_Directions_.
Please return exactly the run of lines that begins with the line containing "Convert this chart" and ends with the line containing "import seaborn as sns", pictures excluded.

_Records provided_.
-------------------------

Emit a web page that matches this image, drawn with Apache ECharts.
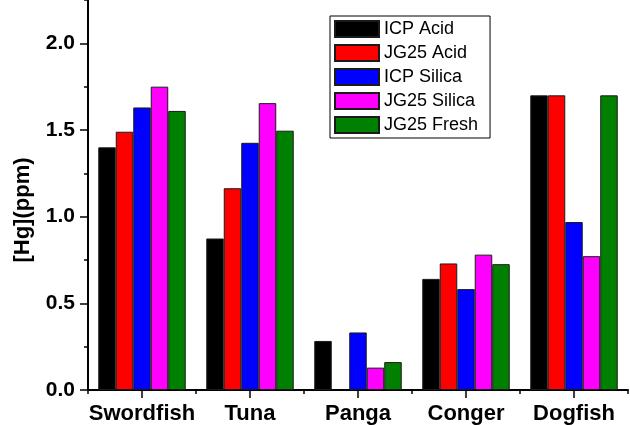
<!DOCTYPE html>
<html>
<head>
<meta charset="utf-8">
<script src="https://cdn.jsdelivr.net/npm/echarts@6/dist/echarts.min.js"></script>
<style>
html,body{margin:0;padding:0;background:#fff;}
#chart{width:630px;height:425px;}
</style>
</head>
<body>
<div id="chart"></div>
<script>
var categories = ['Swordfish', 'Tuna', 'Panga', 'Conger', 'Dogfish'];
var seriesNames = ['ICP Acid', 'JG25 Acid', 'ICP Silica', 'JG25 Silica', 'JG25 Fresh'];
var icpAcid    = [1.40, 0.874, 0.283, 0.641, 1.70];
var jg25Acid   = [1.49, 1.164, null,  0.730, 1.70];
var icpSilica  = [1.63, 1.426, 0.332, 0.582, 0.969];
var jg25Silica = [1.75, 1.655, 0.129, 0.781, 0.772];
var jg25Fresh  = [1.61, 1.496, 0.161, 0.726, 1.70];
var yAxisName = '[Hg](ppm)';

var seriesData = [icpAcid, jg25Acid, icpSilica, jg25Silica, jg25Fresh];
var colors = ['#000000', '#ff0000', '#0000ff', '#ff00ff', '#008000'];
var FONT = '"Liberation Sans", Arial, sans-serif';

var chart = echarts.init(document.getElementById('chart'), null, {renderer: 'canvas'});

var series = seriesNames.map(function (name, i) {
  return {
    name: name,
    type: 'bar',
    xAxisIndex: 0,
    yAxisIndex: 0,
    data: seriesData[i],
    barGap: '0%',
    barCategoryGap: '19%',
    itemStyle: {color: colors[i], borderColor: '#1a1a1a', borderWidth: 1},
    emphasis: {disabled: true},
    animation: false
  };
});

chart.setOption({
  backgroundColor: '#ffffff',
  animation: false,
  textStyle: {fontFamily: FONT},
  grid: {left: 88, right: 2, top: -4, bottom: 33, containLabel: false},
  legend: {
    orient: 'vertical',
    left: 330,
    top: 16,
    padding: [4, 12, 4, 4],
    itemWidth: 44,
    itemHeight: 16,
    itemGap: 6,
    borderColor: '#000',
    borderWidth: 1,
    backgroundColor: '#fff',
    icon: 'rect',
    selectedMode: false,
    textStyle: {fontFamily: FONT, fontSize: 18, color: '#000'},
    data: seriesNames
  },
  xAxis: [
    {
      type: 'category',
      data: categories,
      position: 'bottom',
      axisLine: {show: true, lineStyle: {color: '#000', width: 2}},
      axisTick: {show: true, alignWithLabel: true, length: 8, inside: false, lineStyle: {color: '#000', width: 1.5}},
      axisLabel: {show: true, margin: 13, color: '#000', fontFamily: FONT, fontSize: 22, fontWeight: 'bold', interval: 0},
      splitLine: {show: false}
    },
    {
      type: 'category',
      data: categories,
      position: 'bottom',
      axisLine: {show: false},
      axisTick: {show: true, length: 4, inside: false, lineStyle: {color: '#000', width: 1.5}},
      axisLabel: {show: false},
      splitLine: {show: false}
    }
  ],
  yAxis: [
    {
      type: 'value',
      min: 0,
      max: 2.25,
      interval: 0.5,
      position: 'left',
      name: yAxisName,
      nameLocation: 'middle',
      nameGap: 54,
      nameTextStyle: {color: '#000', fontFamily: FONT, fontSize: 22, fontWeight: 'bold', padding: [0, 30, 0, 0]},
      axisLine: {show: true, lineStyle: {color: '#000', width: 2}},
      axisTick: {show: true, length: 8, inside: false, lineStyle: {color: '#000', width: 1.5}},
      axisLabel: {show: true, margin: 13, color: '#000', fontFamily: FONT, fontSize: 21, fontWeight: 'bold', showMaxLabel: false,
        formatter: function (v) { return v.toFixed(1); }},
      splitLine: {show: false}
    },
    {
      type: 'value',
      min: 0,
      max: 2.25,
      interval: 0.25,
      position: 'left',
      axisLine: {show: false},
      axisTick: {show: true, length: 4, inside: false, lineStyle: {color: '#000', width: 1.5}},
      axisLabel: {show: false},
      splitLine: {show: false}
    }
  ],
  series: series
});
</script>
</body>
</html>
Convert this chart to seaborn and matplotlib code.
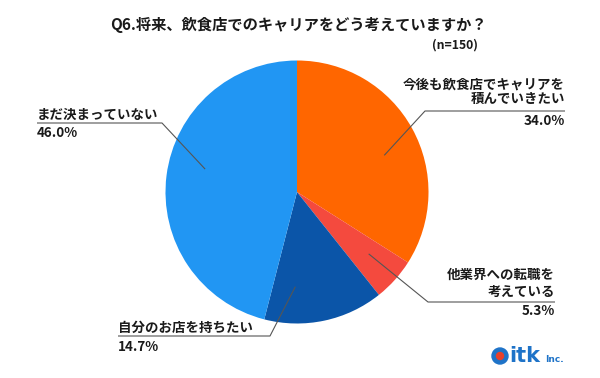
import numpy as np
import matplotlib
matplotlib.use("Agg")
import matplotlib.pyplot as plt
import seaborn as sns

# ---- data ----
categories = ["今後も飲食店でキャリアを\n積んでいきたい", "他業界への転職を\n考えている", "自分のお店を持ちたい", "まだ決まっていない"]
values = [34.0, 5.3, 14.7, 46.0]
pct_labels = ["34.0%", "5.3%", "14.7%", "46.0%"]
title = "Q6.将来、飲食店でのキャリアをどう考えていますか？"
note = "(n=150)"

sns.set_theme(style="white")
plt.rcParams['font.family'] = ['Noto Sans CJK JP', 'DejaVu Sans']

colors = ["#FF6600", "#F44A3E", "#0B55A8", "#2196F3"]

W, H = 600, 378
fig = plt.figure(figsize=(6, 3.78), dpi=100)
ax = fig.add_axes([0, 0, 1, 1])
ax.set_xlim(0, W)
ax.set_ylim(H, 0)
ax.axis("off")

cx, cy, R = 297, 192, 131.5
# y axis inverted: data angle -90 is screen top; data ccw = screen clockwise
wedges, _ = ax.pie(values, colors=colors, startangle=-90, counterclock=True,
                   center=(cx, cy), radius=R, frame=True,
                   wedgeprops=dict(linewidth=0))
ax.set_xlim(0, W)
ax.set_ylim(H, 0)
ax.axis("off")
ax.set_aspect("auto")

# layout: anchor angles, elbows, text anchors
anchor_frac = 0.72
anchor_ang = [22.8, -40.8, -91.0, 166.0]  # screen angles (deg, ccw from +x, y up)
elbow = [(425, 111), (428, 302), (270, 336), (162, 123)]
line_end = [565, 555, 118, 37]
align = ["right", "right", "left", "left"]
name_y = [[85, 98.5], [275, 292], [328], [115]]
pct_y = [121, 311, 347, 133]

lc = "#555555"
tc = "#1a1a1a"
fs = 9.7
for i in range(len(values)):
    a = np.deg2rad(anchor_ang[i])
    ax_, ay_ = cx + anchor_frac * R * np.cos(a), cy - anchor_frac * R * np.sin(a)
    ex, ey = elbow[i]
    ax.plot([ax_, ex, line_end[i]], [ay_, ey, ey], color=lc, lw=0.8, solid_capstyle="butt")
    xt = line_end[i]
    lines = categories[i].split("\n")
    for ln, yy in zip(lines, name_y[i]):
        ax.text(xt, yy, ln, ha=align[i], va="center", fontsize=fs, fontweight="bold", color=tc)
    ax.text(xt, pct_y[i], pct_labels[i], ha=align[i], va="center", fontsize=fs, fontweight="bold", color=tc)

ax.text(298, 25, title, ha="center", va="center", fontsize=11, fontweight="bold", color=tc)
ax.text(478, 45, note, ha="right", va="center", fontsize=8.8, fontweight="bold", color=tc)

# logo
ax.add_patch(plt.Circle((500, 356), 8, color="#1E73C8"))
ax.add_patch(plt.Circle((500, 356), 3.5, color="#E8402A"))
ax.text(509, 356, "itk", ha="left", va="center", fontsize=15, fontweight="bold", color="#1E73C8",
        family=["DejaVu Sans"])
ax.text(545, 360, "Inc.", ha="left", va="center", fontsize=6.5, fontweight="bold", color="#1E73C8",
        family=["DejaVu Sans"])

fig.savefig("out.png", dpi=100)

-------------------------

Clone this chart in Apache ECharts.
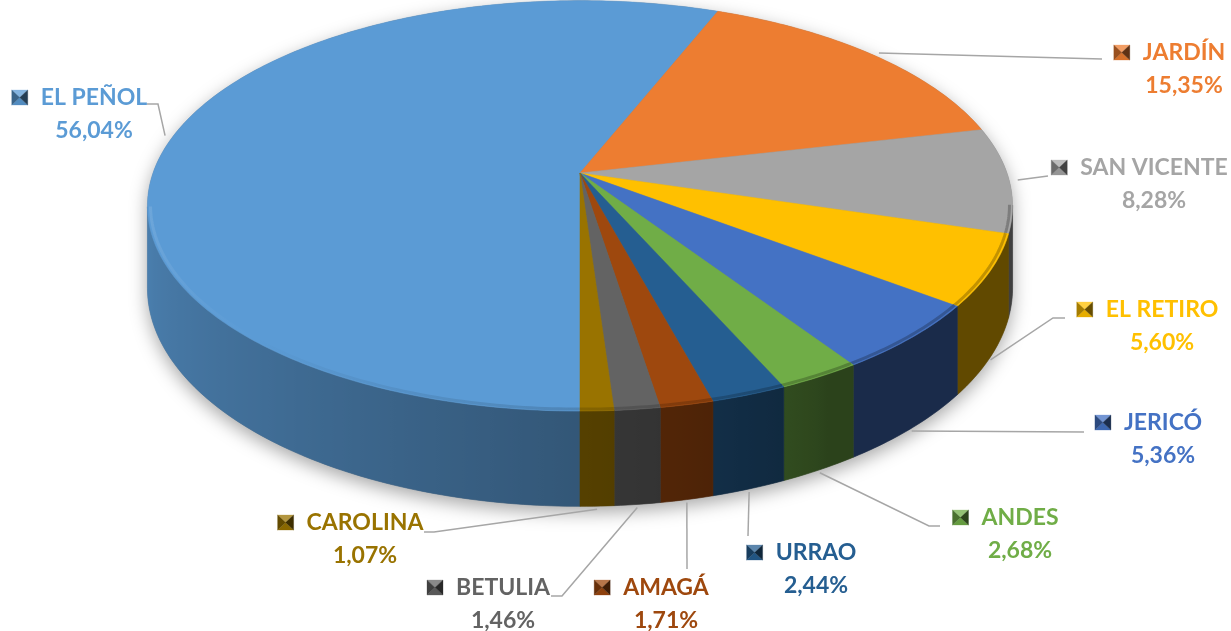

-------------------------

_Answer to the task_.
Convert this chart to seaborn and matplotlib code.
import numpy as np
import matplotlib
matplotlib.use("Agg")
import matplotlib.pyplot as plt
import seaborn as sns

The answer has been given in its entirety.